Problem: Pictures excluded, return the lines below from the first through the line holding "(conan) at (851.5,169.5)".

Source excerpt:
★ ★ ★ ★

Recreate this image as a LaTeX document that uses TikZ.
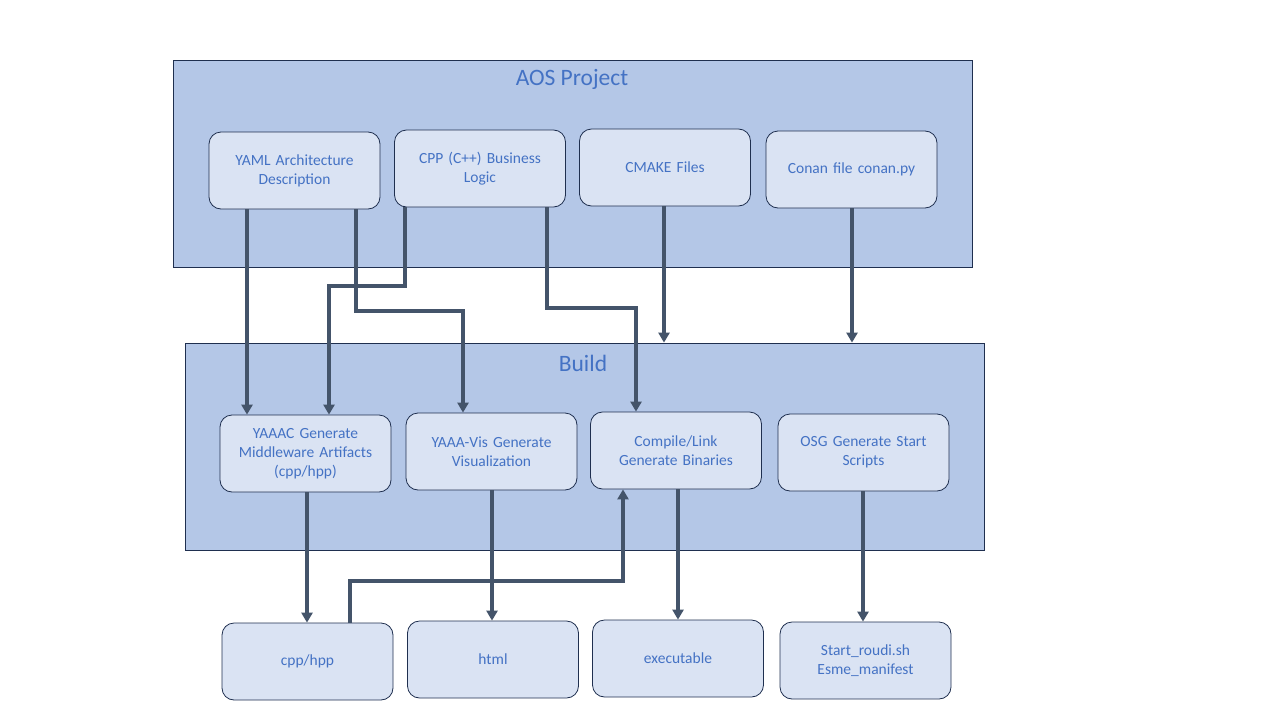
\documentclass[tikz,border=0pt]{standalone}
\usepackage{fontspec}
\setmainfont{Carlito}
\usepackage{tikz}
\usetikzlibrary{arrows.meta}
\definecolor{areafill}{HTML}{B4C7E7}
\definecolor{boxfill}{HTML}{DAE3F3}
\definecolor{boxline}{HTML}{1F2F4F}
\definecolor{labeltext}{HTML}{4472C4}
\definecolor{flowline}{HTML}{44546A}

\begin{document}
\begin{tikzpicture}[x=1pt, y=-1pt,
        area/.style={draw=boxline, fill=areafill, line width=0.8pt, minimum width=799pt, minimum height=207pt, inner sep=0pt},
        areatitle/.style={text=labeltext, font=\fontsize{23.5}{28}\selectfont},
        box/.style={draw=boxline, fill=boxfill, rounded corners=12pt, line width=0.8pt, minimum width=171pt, minimum height=77pt, inner sep=2pt, text width=164pt, align=center, text=labeltext, font=\fontsize{15.5}{19}\selectfont},
        flow/.style={draw=flowline, line width=3.5pt, -{Triangle[width=11pt,length=10pt]}}]
        \useasboundingbox (0,0) rectangle (1280,720);

        % containers
        \node[area] (aos) at (572.5,163.5) {};
        \node[areatitle] (aostitle) at (572,79) {AOS Project};
        \node[area] (build) at (584.5,446.5) {};
        \node[areatitle] (buildtitle) at (583,363) {Build};

        % inputs
        \node[box] (yaml) at (294.5,170.5) {YAML Architecture\\Description};
        \node[box] (cpp) at (480,168.5) {CPP (C++) Business\\Logic};
        \node[box] (cmake) at (665,167.5) {CMAKE Files};
        \node[box] (conan) at (851.5,169.5) {Conan file conan.py};

        % build steps
        \node[box] (yaaac) at (305.5,453.5) {YAAAC Generate\\Middleware Artifacts\\(cpp/hpp)};
        \node[box] (vis) at (491.5,451.5) {YAAA-Vis Generate\\Visualization};
        \node[box] (compile) at (676,450.5) {Compile/Link\\Generate Binaries};
        \node[box] (osg) at (863.5,452.5) {OSG Generate Start\\Scripts};

        % outputs
        \node[box] (hpp) at (307.5,661.5) {cpp/hpp};
        \node[box] (html) at (493,659.5) {html};
        \node[box] (exe) at (678,658.5) {executable};
        \node[box] (start) at (865.5,660.5) {Start\_roudi.sh\\Esme\_manifest};

        % connectors
        \draw[flow] (yaml.south -| 247,0) -- (yaaac.north -| 247,0);
        \draw[flow] (yaml.south -| 356,0) |- (463,311) -- (vis.north -| 463,0);
        \draw[flow] (cpp.south -| 405,0) |- (329,286) -- (yaaac.north -| 329,0);
        \draw[flow] (cpp.south -| 547,0) |- (636,308) -- (compile.north -| 636,0);
        \draw[flow] (cmake.south -| 664,0) -- (build.north -| 664,0);
        \draw[flow] (conan.south -| 852,0) -- (build.north -| 852,0);

        \draw[flow] (yaaac.south -| 307,0) -- (hpp.north -| 307,0);
        \draw[flow] (vis.south -| 492,0) -- (html.north -| 492,0);
        \draw[flow] (compile.south -| 678,0) -- (exe.north -| 678,0);
        \draw[flow] (osg.south -| 863,0) -- (start.north -| 863,0);
        \draw[flow] (hpp.north -| 350,0) |- (623,581) -- (compile.south -| 623,0);
\end{tikzpicture}
\end{document}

★ ★ ★ ★

Finished answer:
Recreate this image as a LaTeX document that uses TikZ.
\documentclass[tikz,border=0pt]{standalone}
\usepackage{fontspec}
\setmainfont{Carlito}
\usepackage{tikz}
\usetikzlibrary{arrows.meta}
\definecolor{areafill}{HTML}{B4C7E7}
\definecolor{boxfill}{HTML}{DAE3F3}
\definecolor{boxline}{HTML}{1F2F4F}
\definecolor{labeltext}{HTML}{4472C4}
\definecolor{flowline}{HTML}{44546A}

\begin{document}
\begin{tikzpicture}[x=1pt, y=-1pt,
        area/.style={draw=boxline, fill=areafill, line width=0.8pt, minimum width=799pt, minimum height=207pt, inner sep=0pt},
        areatitle/.style={text=labeltext, font=\fontsize{23.5}{28}\selectfont},
        box/.style={draw=boxline, fill=boxfill, rounded corners=12pt, line width=0.8pt, minimum width=171pt, minimum height=77pt, inner sep=2pt, text width=164pt, align=center, text=labeltext, font=\fontsize{15.5}{19}\selectfont},
        flow/.style={draw=flowline, line width=3.5pt, -{Triangle[width=11pt,length=10pt]}}]
        \useasboundingbox (0,0) rectangle (1280,720);

        % containers
        \node[area] (aos) at (572.5,163.5) {};
        \node[areatitle] (aostitle) at (572,79) {AOS Project};
        \node[area] (build) at (584.5,446.5) {};
        \node[areatitle] (buildtitle) at (583,363) {Build};

        % inputs
        \node[box] (yaml) at (294.5,170.5) {YAML Architecture\\Description};
        \node[box] (cpp) at (480,168.5) {CPP (C++) Business\\Logic};
        \node[box] (cmake) at (665,167.5) {CMAKE Files};
        \node[box] (conan) at (851.5,169.5) {Conan file conan.py};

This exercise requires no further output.